• _Directive_
Output every line exactly as written. Leave out pictures.

++++++

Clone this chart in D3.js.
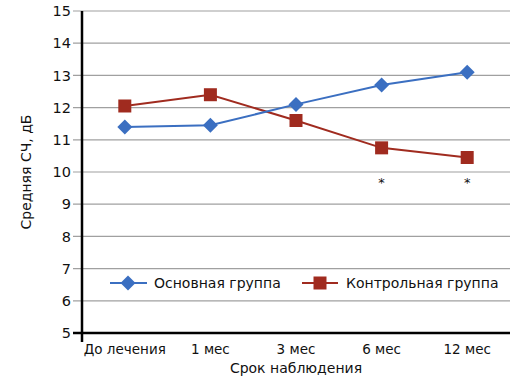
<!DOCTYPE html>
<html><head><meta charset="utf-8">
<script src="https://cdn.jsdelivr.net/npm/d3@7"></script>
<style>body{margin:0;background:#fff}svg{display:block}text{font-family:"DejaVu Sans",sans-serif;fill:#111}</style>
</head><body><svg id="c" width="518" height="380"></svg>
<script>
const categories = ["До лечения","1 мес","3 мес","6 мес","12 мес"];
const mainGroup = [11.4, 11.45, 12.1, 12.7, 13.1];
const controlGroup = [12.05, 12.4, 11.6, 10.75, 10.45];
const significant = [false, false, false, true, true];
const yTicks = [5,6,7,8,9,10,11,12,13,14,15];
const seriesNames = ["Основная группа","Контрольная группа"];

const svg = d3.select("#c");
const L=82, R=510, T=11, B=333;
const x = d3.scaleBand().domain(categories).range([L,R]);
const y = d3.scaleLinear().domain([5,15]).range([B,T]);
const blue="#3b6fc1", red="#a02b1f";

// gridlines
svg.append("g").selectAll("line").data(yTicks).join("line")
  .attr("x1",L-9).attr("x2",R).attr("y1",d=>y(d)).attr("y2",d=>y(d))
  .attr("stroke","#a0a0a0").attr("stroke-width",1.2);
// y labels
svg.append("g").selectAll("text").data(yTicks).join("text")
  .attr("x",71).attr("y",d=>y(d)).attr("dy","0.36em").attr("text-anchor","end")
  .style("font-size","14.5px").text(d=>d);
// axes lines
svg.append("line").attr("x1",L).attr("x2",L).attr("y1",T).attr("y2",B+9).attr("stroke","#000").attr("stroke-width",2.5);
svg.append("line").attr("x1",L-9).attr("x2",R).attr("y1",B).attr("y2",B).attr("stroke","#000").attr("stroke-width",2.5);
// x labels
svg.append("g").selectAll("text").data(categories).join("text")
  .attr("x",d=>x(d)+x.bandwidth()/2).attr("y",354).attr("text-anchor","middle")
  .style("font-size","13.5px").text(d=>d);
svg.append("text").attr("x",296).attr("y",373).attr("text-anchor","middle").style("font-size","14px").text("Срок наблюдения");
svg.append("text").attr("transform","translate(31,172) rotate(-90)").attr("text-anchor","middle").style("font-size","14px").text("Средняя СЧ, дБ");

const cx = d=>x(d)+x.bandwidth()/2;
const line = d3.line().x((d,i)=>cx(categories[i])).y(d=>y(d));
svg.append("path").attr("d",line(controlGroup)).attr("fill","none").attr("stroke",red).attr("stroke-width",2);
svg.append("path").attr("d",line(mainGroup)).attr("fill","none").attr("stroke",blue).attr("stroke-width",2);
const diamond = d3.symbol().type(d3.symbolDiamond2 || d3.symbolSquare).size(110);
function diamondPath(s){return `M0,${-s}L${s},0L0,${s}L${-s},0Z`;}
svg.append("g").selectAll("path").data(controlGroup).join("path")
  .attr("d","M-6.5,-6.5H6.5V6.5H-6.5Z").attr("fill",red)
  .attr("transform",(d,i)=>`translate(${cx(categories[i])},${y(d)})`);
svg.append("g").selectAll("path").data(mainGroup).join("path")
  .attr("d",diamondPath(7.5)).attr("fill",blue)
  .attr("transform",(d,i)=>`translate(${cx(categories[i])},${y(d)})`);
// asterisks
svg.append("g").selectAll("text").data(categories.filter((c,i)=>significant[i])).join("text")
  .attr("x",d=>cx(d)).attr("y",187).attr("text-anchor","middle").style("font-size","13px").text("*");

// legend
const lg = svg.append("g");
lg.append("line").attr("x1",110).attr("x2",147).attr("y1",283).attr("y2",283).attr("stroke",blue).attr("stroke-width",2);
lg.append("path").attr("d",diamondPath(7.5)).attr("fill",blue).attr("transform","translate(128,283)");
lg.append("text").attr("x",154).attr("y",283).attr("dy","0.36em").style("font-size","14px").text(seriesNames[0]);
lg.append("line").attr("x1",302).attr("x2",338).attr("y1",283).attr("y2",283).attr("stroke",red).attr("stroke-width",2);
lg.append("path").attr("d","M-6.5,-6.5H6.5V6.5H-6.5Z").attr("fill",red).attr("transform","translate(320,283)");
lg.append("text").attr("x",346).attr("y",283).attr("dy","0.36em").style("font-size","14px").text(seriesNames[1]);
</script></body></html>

++++++

• _Response to this task_
Clone this chart in D3.js.
<!DOCTYPE html>
<html><head><meta charset="utf-8">
<script src="https://cdn.jsdelivr.net/npm/d3@7"></script>
<style>body{margin:0;background:#fff}svg{display:block}text{font-family:"DejaVu Sans",sans-serif;fill:#111}</style>
</head><body><svg id="c" width="518" height="380"></svg>
<script>
const categories = ["До лечения","1 мес","3 мес","6 мес","12 мес"];
const mainGroup = [11.4, 11.45, 12.1, 12.7, 13.1];
const controlGroup = [12.05, 12.4, 11.6, 10.75, 10.45];
const significant = [false, false, false, true, true];
const yTicks = [5,6,7,8,9,10,11,12,13,14,15];
const seriesNames = ["Основная группа","Контрольная группа"];

const svg = d3.select("#c");
const L=82, R=510, T=11, B=333;
const x = d3.scaleBand().domain(categories).range([L,R]);
const y = d3.scaleLinear().domain([5,15]).range([B,T]);
const blue="#3b6fc1", red="#a02b1f";

// gridlines
svg.append("g").selectAll("line").data(yTicks).join("line")
  .attr("x1",L-9).attr("x2",R).attr("y1",d=>y(d)).attr("y2",d=>y(d))
  .attr("stroke","#a0a0a0").attr("stroke-width",1.2);
// y labels
svg.append("g").selectAll("text").data(yTicks).join("text")
  .attr("x",71).attr("y",d=>y(d)).attr("dy","0.36em").attr("text-anchor","end")
  .style("font-size","14.5px").text(d=>d);
// axes lines
svg.append("line").attr("x1",L).attr("x2",L).attr("y1",T).attr("y2",B+9).attr("stroke","#000").attr("stroke-width",2.5);
svg.append("line").attr("x1",L-9).attr("x2",R).attr("y1",B).attr("y2",B).attr("stroke","#000").attr("stroke-width",2.5);
// x labels
svg.append("g").selectAll("text").data(categories).join("text")
  .attr("x",d=>x(d)+x.bandwidth()/2).attr("y",354).attr("text-anchor","middle")
  .style("font-size","13.5px").text(d=>d);
svg.append("text").attr("x",296).attr("y",373).attr("text-anchor","middle").style("font-size","14px").text("Срок наблюдения");
svg.append("text").attr("transform","translate(31,172) rotate(-90)").attr("text-anchor","middle").style("font-size","14px").text("Средняя СЧ, дБ");

const cx = d=>x(d)+x.bandwidth()/2;
const line = d3.line().x((d,i)=>cx(categories[i])).y(d=>y(d));
svg.append("path").attr("d",line(controlGroup)).attr("fill","none").attr("stroke",red).attr("stroke-width",2);
svg.append("path").attr("d",line(mainGroup)).attr("fill","none").attr("stroke",blue).attr("stroke-width",2);
const diamond = d3.symbol().type(d3.symbolDiamond2 || d3.symbolSquare).size(110);
function diamondPath(s){return `M0,${-s}L${s},0L0,${s}L${-s},0Z`;}
svg.append("g").selectAll("path").data(controlGroup).join("path")
  .attr("d","M-6.5,-6.5H6.5V6.5H-6.5Z").attr("fill",red)
  .attr("transform",(d,i)=>`translate(${cx(categories[i])},${y(d)})`);
svg.append("g").selectAll("path").data(mainGroup).join("path")
  .attr("d",diamondPath(7.5)).attr("fill",blue)
  .attr("transform",(d,i)=>`translate(${cx(categories[i])},${y(d)})`);
// asterisks
svg.append("g").selectAll("text").data(categories.filter((c,i)=>significant[i])).join("text")
  .attr("x",d=>cx(d)).attr("y",187).attr("text-anchor","middle").style("font-size","13px").text("*");

// legend
const lg = svg.append("g");
lg.append("line").attr("x1",110).attr("x2",147).attr("y1",283).attr("y2",283).attr("stroke",blue).attr("stroke-width",2);
lg.append("path").attr("d",diamondPath(7.5)).attr("fill",blue).attr("transform","translate(128,283)");
lg.append("text").attr("x",154).attr("y",283).attr("dy","0.36em").style("font-size","14px").text(seriesNames[0]);
lg.append("line").attr("x1",302).attr("x2",338).attr("y1",283).attr("y2",283).attr("stroke",red).attr("stroke-width",2);
lg.append("path").attr("d","M-6.5,-6.5H6.5V6.5H-6.5Z").attr("fill",red).attr("transform","translate(320,283)");
lg.append("text").attr("x",346).attr("y",283).attr("dy","0.36em").style("font-size","14px").text(seriesNames[1]);
</script></body></html>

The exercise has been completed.